┌─ Data

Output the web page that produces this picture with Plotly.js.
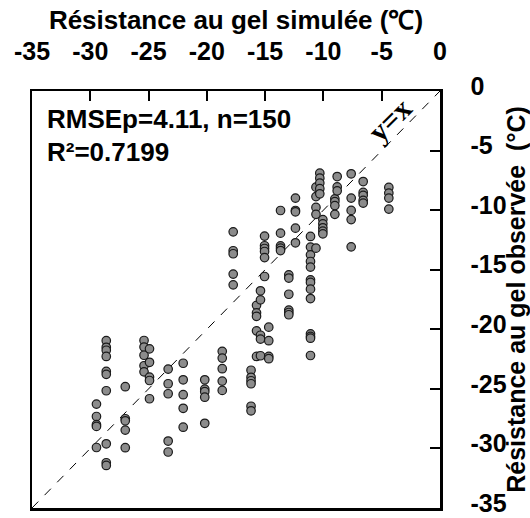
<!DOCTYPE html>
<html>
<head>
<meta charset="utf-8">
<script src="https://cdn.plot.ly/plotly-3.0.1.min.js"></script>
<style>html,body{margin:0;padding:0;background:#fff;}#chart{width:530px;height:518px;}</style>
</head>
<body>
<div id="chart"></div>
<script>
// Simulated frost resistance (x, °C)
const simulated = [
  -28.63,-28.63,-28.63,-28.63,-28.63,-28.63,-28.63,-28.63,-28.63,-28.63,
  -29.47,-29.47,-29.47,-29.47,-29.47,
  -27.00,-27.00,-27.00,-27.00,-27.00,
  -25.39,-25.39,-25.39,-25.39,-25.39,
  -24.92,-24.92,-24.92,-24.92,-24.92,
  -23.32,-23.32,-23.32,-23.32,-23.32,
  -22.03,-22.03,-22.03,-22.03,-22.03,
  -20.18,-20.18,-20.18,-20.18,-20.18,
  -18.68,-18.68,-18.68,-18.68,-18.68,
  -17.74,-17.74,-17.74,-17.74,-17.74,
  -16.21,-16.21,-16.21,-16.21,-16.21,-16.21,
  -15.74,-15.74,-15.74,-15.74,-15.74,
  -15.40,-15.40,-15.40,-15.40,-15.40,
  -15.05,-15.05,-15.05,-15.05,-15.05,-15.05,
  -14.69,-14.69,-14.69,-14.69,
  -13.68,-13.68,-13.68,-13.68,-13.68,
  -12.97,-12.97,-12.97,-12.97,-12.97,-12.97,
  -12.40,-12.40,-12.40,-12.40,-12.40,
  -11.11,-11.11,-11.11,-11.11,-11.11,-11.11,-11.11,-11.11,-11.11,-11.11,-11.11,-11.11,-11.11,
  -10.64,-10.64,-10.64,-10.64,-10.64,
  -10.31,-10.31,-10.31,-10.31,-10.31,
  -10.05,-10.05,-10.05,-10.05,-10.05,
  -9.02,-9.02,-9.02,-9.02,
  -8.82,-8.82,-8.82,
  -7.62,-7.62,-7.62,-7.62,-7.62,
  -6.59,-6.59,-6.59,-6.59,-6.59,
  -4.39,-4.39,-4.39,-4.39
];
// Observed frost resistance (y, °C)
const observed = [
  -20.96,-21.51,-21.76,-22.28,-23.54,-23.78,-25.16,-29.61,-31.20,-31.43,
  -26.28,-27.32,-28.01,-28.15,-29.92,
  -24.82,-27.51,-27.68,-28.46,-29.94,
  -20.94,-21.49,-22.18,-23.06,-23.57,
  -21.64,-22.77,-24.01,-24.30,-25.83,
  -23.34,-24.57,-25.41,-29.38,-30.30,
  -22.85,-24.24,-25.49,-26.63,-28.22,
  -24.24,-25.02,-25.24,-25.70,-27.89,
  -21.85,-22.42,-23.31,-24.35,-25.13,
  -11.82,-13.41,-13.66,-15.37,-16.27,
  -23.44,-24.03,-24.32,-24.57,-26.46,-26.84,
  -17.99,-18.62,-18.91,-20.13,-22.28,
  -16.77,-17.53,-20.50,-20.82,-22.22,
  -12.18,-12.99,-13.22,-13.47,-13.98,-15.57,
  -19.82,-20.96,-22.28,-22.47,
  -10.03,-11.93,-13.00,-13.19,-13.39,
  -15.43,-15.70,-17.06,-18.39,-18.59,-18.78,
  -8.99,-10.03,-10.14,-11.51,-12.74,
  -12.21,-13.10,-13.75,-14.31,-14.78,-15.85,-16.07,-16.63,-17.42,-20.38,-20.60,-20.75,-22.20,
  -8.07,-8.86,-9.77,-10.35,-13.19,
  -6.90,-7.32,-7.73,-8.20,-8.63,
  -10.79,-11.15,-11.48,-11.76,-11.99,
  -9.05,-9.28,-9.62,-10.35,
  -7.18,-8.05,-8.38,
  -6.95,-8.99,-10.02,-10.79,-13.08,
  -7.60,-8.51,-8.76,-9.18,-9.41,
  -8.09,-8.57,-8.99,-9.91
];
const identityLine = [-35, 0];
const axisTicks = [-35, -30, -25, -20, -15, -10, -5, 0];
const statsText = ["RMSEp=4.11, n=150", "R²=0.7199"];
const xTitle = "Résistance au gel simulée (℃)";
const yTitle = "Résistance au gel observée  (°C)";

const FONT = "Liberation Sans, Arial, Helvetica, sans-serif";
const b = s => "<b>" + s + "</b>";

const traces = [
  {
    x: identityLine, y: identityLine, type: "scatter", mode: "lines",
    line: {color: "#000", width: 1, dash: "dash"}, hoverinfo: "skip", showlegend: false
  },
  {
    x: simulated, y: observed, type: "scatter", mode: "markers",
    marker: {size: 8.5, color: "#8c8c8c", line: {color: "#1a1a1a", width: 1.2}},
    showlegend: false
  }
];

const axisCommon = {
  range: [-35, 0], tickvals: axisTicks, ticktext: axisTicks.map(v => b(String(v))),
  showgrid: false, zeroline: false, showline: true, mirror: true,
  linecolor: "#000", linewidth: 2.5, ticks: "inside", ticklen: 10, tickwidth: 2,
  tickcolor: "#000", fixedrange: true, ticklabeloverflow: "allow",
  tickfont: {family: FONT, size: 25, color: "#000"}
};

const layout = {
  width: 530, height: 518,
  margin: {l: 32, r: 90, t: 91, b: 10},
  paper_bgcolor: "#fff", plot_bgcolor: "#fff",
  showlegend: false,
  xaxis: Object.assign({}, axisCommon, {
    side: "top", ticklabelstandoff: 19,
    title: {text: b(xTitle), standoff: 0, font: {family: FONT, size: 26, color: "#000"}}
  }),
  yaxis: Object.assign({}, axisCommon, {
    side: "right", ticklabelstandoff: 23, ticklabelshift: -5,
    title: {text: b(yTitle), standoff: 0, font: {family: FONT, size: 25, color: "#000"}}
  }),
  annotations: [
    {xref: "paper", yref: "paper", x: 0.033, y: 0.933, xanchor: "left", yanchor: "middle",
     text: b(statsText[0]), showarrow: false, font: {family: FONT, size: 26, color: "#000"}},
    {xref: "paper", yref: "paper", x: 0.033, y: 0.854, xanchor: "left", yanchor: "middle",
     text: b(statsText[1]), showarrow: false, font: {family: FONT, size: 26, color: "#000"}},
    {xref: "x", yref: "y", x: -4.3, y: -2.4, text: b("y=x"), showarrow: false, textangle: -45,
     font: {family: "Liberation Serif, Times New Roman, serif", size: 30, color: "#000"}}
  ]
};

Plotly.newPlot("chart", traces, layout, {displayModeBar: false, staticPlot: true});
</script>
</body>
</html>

└─

**What the exercise asks**
Repeat the material above in full and exactly, apart from the pictures.

**The reply**
Output the web page that produces this picture with Plotly.js.
<!DOCTYPE html>
<html>
<head>
<meta charset="utf-8">
<script src="https://cdn.plot.ly/plotly-3.0.1.min.js"></script>
<style>html,body{margin:0;padding:0;background:#fff;}#chart{width:530px;height:518px;}</style>
</head>
<body>
<div id="chart"></div>
<script>
// Simulated frost resistance (x, °C)
const simulated = [
  -28.63,-28.63,-28.63,-28.63,-28.63,-28.63,-28.63,-28.63,-28.63,-28.63,
  -29.47,-29.47,-29.47,-29.47,-29.47,
  -27.00,-27.00,-27.00,-27.00,-27.00,
  -25.39,-25.39,-25.39,-25.39,-25.39,
  -24.92,-24.92,-24.92,-24.92,-24.92,
  -23.32,-23.32,-23.32,-23.32,-23.32,
  -22.03,-22.03,-22.03,-22.03,-22.03,
  -20.18,-20.18,-20.18,-20.18,-20.18,
  -18.68,-18.68,-18.68,-18.68,-18.68,
  -17.74,-17.74,-17.74,-17.74,-17.74,
  -16.21,-16.21,-16.21,-16.21,-16.21,-16.21,
  -15.74,-15.74,-15.74,-15.74,-15.74,
  -15.40,-15.40,-15.40,-15.40,-15.40,
  -15.05,-15.05,-15.05,-15.05,-15.05,-15.05,
  -14.69,-14.69,-14.69,-14.69,
  -13.68,-13.68,-13.68,-13.68,-13.68,
  -12.97,-12.97,-12.97,-12.97,-12.97,-12.97,
  -12.40,-12.40,-12.40,-12.40,-12.40,
  -11.11,-11.11,-11.11,-11.11,-11.11,-11.11,-11.11,-11.11,-11.11,-11.11,-11.11,-11.11,-11.11,
  -10.64,-10.64,-10.64,-10.64,-10.64,
  -10.31,-10.31,-10.31,-10.31,-10.31,
  -10.05,-10.05,-10.05,-10.05,-10.05,
  -9.02,-9.02,-9.02,-9.02,
  -8.82,-8.82,-8.82,
  -7.62,-7.62,-7.62,-7.62,-7.62,
  -6.59,-6.59,-6.59,-6.59,-6.59,
  -4.39,-4.39,-4.39,-4.39
];
// Observed frost resistance (y, °C)
const observed = [
  -20.96,-21.51,-21.76,-22.28,-23.54,-23.78,-25.16,-29.61,-31.20,-31.43,
  -26.28,-27.32,-28.01,-28.15,-29.92,
  -24.82,-27.51,-27.68,-28.46,-29.94,
  -20.94,-21.49,-22.18,-23.06,-23.57,
  -21.64,-22.77,-24.01,-24.30,-25.83,
  -23.34,-24.57,-25.41,-29.38,-30.30,
  -22.85,-24.24,-25.49,-26.63,-28.22,
  -24.24,-25.02,-25.24,-25.70,-27.89,
  -21.85,-22.42,-23.31,-24.35,-25.13,
  -11.82,-13.41,-13.66,-15.37,-16.27,
  -23.44,-24.03,-24.32,-24.57,-26.46,-26.84,
  -17.99,-18.62,-18.91,-20.13,-22.28,
  -16.77,-17.53,-20.50,-20.82,-22.22,
  -12.18,-12.99,-13.22,-13.47,-13.98,-15.57,
  -19.82,-20.96,-22.28,-22.47,
  -10.03,-11.93,-13.00,-13.19,-13.39,
  -15.43,-15.70,-17.06,-18.39,-18.59,-18.78,
  -8.99,-10.03,-10.14,-11.51,-12.74,
  -12.21,-13.10,-13.75,-14.31,-14.78,-15.85,-16.07,-16.63,-17.42,-20.38,-20.60,-20.75,-22.20,
  -8.07,-8.86,-9.77,-10.35,-13.19,
  -6.90,-7.32,-7.73,-8.20,-8.63,
  -10.79,-11.15,-11.48,-11.76,-11.99,
  -9.05,-9.28,-9.62,-10.35,
  -7.18,-8.05,-8.38,
  -6.95,-8.99,-10.02,-10.79,-13.08,
  -7.60,-8.51,-8.76,-9.18,-9.41,
  -8.09,-8.57,-8.99,-9.91
];
const identityLine = [-35, 0];
const axisTicks = [-35, -30, -25, -20, -15, -10, -5, 0];
const statsText = ["RMSEp=4.11, n=150", "R²=0.7199"];
const xTitle = "Résistance au gel simulée (℃)";
const yTitle = "Résistance au gel observée  (°C)";

const FONT = "Liberation Sans, Arial, Helvetica, sans-serif";
const b = s => "<b>" + s + "</b>";

const traces = [
  {
    x: identityLine, y: identityLine, type: "scatter", mode: "lines",
    line: {color: "#000", width: 1, dash: "dash"}, hoverinfo: "skip", showlegend: false
  },
  {
    x: simulated, y: observed, type: "scatter", mode: "markers",
    marker: {size: 8.5, color: "#8c8c8c", line: {color: "#1a1a1a", width: 1.2}},
    showlegend: false
  }
];

const axisCommon = {
  range: [-35, 0], tickvals: axisTicks, ticktext: axisTicks.map(v => b(String(v))),
  showgrid: false, zeroline: false, showline: true, mirror: true,
  linecolor: "#000", linewidth: 2.5, ticks: "inside", ticklen: 10, tickwidth: 2,
  tickcolor: "#000", fixedrange: true, ticklabeloverflow: "allow",
  tickfont: {family: FONT, size: 25, color: "#000"}
};

const layout = {
  width: 530, height: 518,
  margin: {l: 32, r: 90, t: 91, b: 10},
  paper_bgcolor: "#fff", plot_bgcolor: "#fff",
  showlegend: false,
  xaxis: Object.assign({}, axisCommon, {
    side: "top", ticklabelstandoff: 19,
    title: {text: b(xTitle), standoff: 0, font: {family: FONT, size: 26, color: "#000"}}
  }),
  yaxis: Object.assign({}, axisCommon, {
    side: "right", ticklabelstandoff: 23, ticklabelshift: -5,
    title: {text: b(yTitle), standoff: 0, font: {family: FONT, size: 25, color: "#000"}}
  }),
  annotations: [
    {xref: "paper", yref: "paper", x: 0.033, y: 0.933, xanchor: "left", yanchor: "middle",
     text: b(statsText[0]), showarrow: false, font: {family: FONT, size: 26, color: "#000"}},
    {xref: "paper", yref: "paper", x: 0.033, y: 0.854, xanchor: "left", yanchor: "middle",
     text: b(statsText[1]), showarrow: false, font: {family: FONT, size: 26, color: "#000"}},
    {xref: "x", yref: "y", x: -4.3, y: -2.4, text: b("y=x"), showarrow: false, textangle: -45,
     font: {family: "Liberation Serif, Times New Roman, serif", size: 30, color: "#000"}}
  ]
};

Plotly.newPlot("chart", traces, layout, {displayModeBar: false, staticPlot: true});
</script>
</body>
</html>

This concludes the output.